§ PROMPT: Print exactly, please, the lines from the top of the entries below up to and including the line with "-- (16.95,7.11) -- (16.95,5.35)", and nothing else; pictures are excluded.

§ STORED RECORDS:

━━━━━━

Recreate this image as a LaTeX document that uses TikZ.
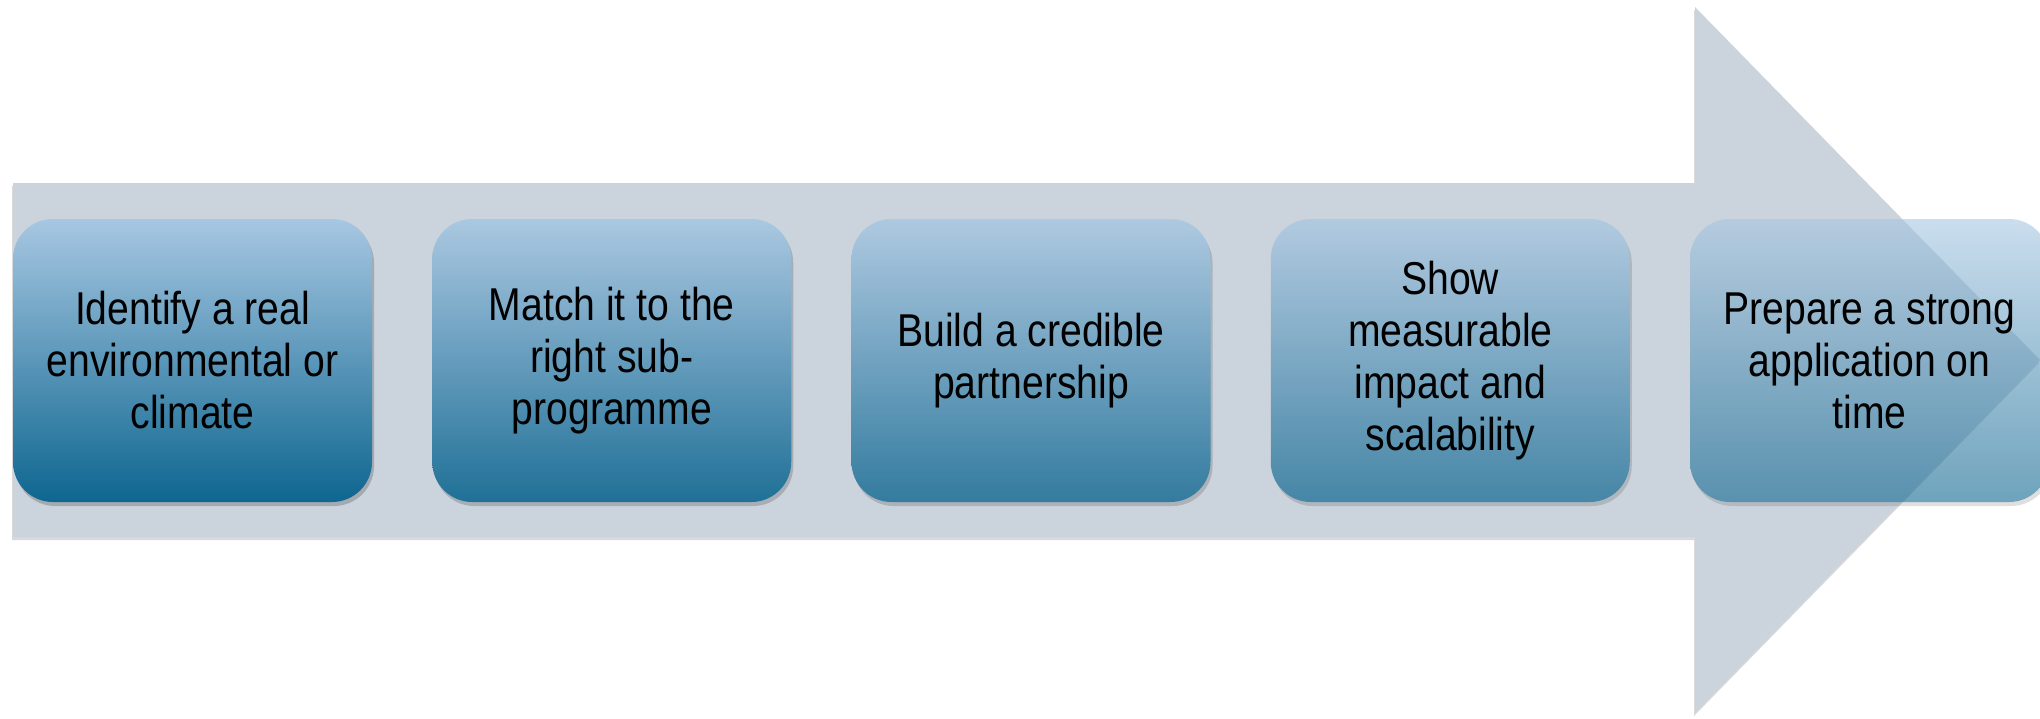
\documentclass[tikz,border=0pt]{standalone}
\usepackage{fontspec}
\setmainfont[FakeStretch=0.85]{Liberation Sans}
\usetikzlibrary{shadows}

\definecolor{arrowgray}{RGB}{203,211,220}
\definecolor{boxtop}{RGB}{167,199,226}
\definecolor{boxbottom}{RGB}{14,102,144}

\begin{document}
\begin{tikzpicture}[
  stepbox/.style={rectangle, rounded corners=0.4cm, minimum width=3.59cm, minimum height=2.83cm,
    top color=boxtop, bottom color=boxbottom,
    drop shadow={shadow xshift=0.02cm, shadow yshift=-0.04cm, opacity=0.3, fill=black!70}},
  steptext/.style={align=center, text=black, font=\fontsize{13.1}{14.8}\selectfont}
]

% Frame of the picture
\useasboundingbox (0,0) rectangle (20.4,7.18);
\clip (0,0) rectangle (20.4,7.18);

% Big arrow in the background
\fill[arrowgray, drop shadow={shadow xshift=-0.01cm, shadow yshift=-0.03cm, opacity=0.25, fill=black!60}]
  (0.13,1.81) -- (16.95,1.81) -- (16.95,0.05) -- (20.40,3.58)
  -- (16.95,7.11) -- (16.95,5.35) -- (0.13,5.35) -- cycle;

% Steps (each box a little more transparent)
\foreach \op/\txt [count=\i] in {
    1/{Identify a real\\environmental or\\climate},
    0.9/{Match it to the\\right sub-\\programme},
    0.8/{Build a credible\\partnership},
    0.7/{Show\\measurable\\impact and\\scalability},
    0.6/{Prepare a strong\\application on\\time}} {
  % Box
  \begin{scope}[transparency group, opacity=\op]
    \node[stepbox] (S\i) at ({1.925+4.1925*(\i-1)},3.575) {};
  \end{scope}
  % Text of the step
  \node[steptext] (T\i) at (S\i) {\txt};
}

\end{tikzpicture}
\end{document}
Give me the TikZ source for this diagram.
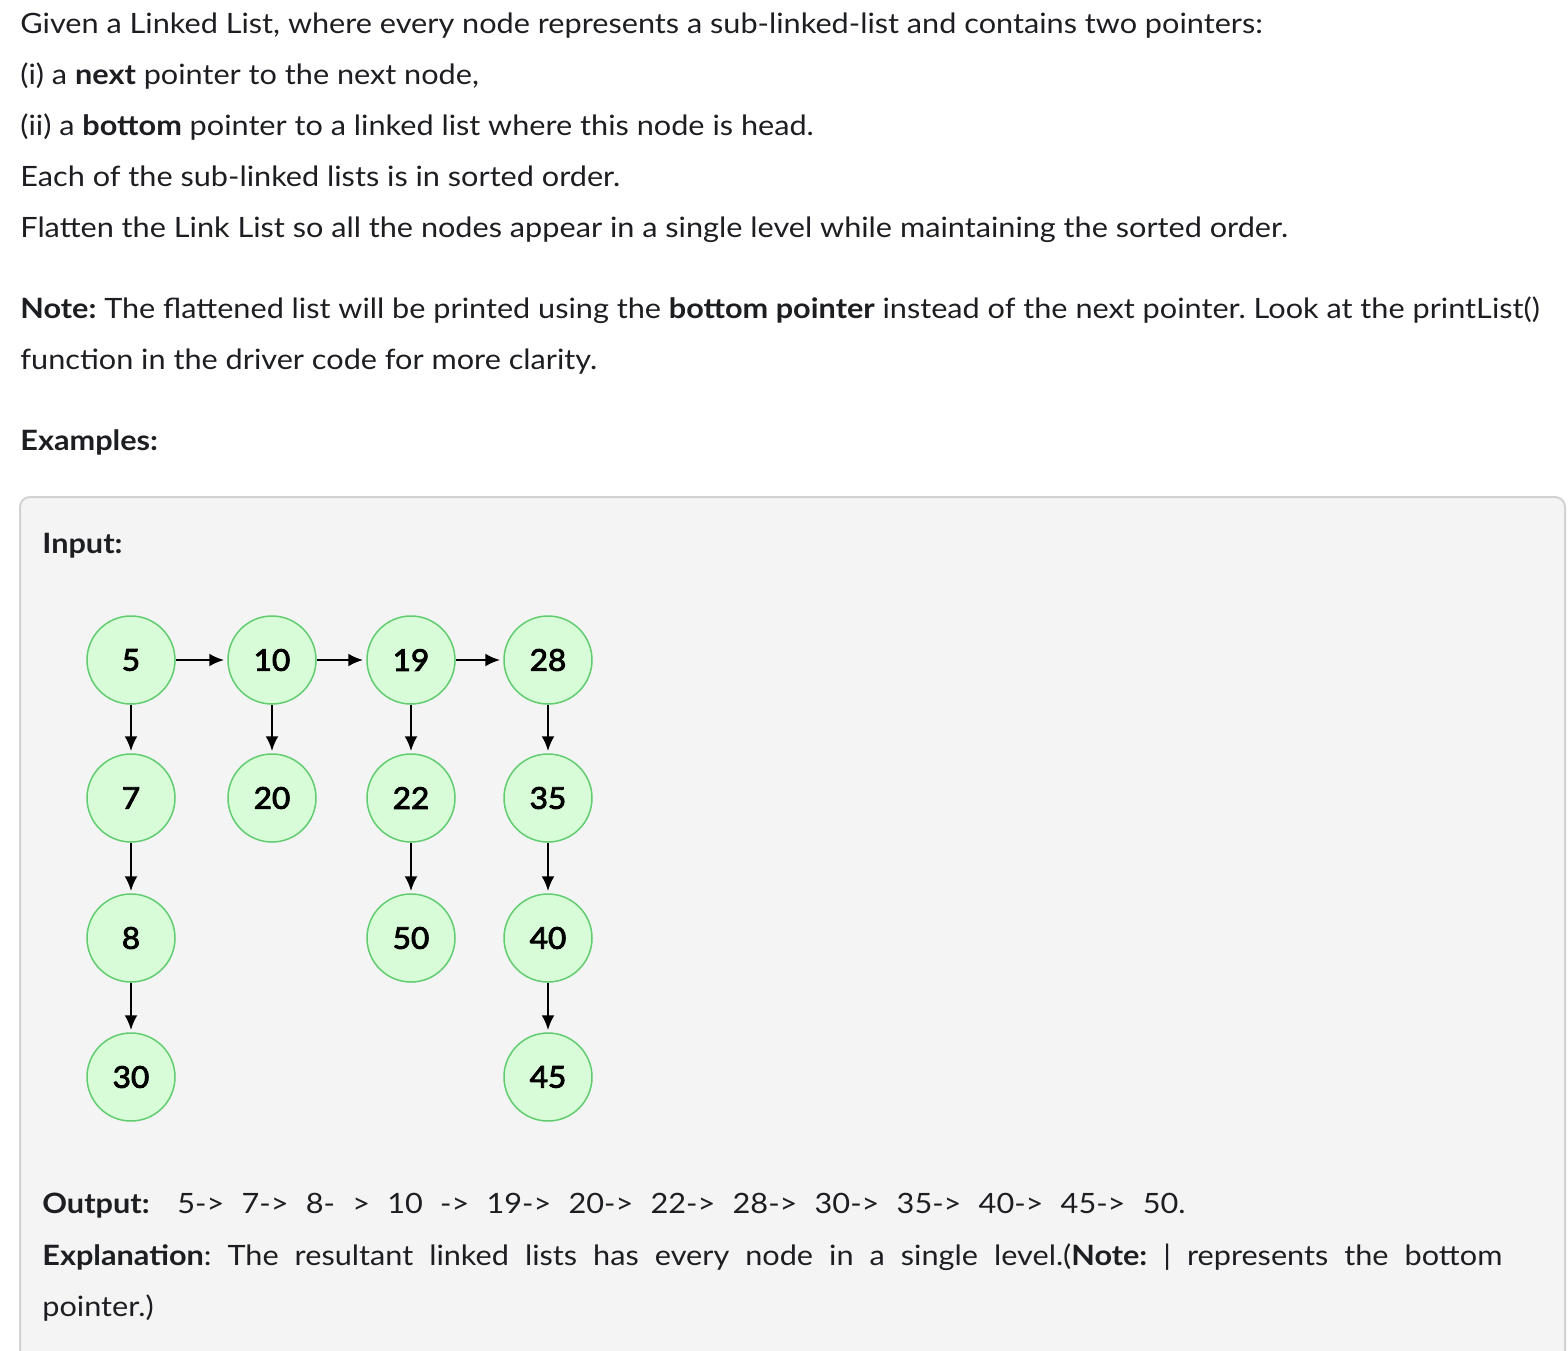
\documentclass[tikz,border=0pt]{standalone}
\usepackage{fontspec}
\setmainfont{Lato}[FakeStretch=1.095]
\newfontfamily\numfont{Lato}[FakeBold=3, FakeStretch=1.05]
\usetikzlibrary{arrows.meta}
\definecolor{pagetext}{HTML}{1C1E21}
\definecolor{boxfill}{HTML}{F4F4F4}
\definecolor{boxline}{HTML}{D2D2D5}
\definecolor{nodefill}{HTML}{D7FCD7}
\definecolor{nodeline}{HTML}{62CD70}
\tikzset{
  line/.style={anchor=base west, inner sep=0pt, text=pagetext, font=\frenchspacing\fontsize{14pt}{17pt}\selectfont},
  elem/.style={circle, draw=nodeline, fill=nodefill, line width=0.75pt, minimum size=44pt, inner sep=0pt, text=black, font=\numfont\fontsize{15pt}{18pt}\selectfont},
  ptr/.style={->, >={Latex[length=7.5pt,width=6.5pt]}, line width=1.3pt, black}
}
\begin{document}
\begin{tikzpicture}[x=0.5pt,y=-0.5pt]
  \useasboundingbox (0,0) rectangle (1568,1350);
  \fill[white] (0,0) rectangle (1568,1350);
  \begin{scope}
    \clip (0,0) rectangle (1568,1350);
    \draw[boxline, fill=boxfill, line width=1pt, rounded corners=5pt] (20,497) rectangle (1565,1380);
  \end{scope}

  % problem statement
  \node[line] (t1) at (20,33) {Given a Linked List, where every node represents a sub-linked-list and contains two pointers:};
  \node[line] (t2) at (20,84) {(i) a \textbf{next} pointer to the next node,};
  \node[line] (t3) at (20,135) {(ii) a \textbf{bottom} pointer to a linked list where this node is head.};
  \node[line] (t4) at (20,186) {Each of the sub-linked lists is in sorted order.};
  \node[line] (t5) at (20,237) {Flatten the Link List so all the nodes appear in a single level while maintaining the sorted order.};
  \node[line] (n1) at (20,318) {\textbf{Note:} The flattened list will be printed using the \textbf{bottom pointer} instead of the next pointer. Look at the printList()};
  \node[line] (n2) at (20,369) {function in the driver code for more clarity.};
  \node[line] (ex) at (20,450) {\textbf{Examples:}};

  % example box
  \node[line] (in) at (42,553) {\textbf{Input:}};

  \node[elem] (5) at (131,660) {5};
  \node[elem] (7) at (131,798) {7};
  \node[elem] (8) at (131,938) {8};
  \node[elem] (30) at (131,1077) {30};
  \node[elem] (10) at (272,660) {10};
  \node[elem] (20) at (272,798) {20};
  \node[elem] (19) at (411,660) {19};
  \node[elem] (22) at (411,798) {22};
  \node[elem] (50) at (411,938) {50};
  \node[elem] (28) at (548,660) {28};
  \node[elem] (35) at (548,798) {35};
  \node[elem] (40) at (548,938) {40};
  \node[elem] (45) at (548,1077) {45};

  \draw[ptr, shorten >=1.5pt] (5) edge (10) (10) edge (19) (19) edge (28);
  \draw[ptr, shorten >=1pt] (5) edge (7) (7) edge (8) (8) edge (30);
  \draw[ptr, shorten >=1pt] (10) edge (20);
  \draw[ptr, shorten >=1pt] (19) edge (22) (22) edge (50);
  \draw[ptr, shorten >=1pt] (28) edge (35) (35) edge (40) (40) edge (45);

  \node[line] (out) at (42,1213) {\textbf{Output:}};
  \node[line] (res) at (177,1213) {\makebox[504pt][s]{5-> 7-> 8- > 10 -> 19-> 20-> 22-> 28-> 30-> 35-> 40-> 45-> 50.}};
  \node[line] (exp) at (42,1265) {\makebox[730pt][s]{\textbf{Explanation}: The resultant linked lists has every node in a single level.(\textbf{Note:} | represents the bottom}};
  \node[line] (exp2) at (42,1316) {pointer.)};
\end{tikzpicture}
\end{document}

━━━━━━

§ TASK SOLUTION:
Recreate this image as a LaTeX document that uses TikZ.
\documentclass[tikz,border=0pt]{standalone}
\usepackage{fontspec}
\setmainfont[FakeStretch=0.85]{Liberation Sans}
\usetikzlibrary{shadows}

\definecolor{arrowgray}{RGB}{203,211,220}
\definecolor{boxtop}{RGB}{167,199,226}
\definecolor{boxbottom}{RGB}{14,102,144}

\begin{document}
\begin{tikzpicture}[
  stepbox/.style={rectangle, rounded corners=0.4cm, minimum width=3.59cm, minimum height=2.83cm,
    top color=boxtop, bottom color=boxbottom,
    drop shadow={shadow xshift=0.02cm, shadow yshift=-0.04cm, opacity=0.3, fill=black!70}},
  steptext/.style={align=center, text=black, font=\fontsize{13.1}{14.8}\selectfont}
]

% Frame of the picture
\useasboundingbox (0,0) rectangle (20.4,7.18);
\clip (0,0) rectangle (20.4,7.18);

% Big arrow in the background
\fill[arrowgray, drop shadow={shadow xshift=-0.01cm, shadow yshift=-0.03cm, opacity=0.25, fill=black!60}]
  (0.13,1.81) -- (16.95,1.81) -- (16.95,0.05) -- (20.40,3.58)
  -- (16.95,7.11) -- (16.95,5.35) -- (0.13,5.35) -- cycle;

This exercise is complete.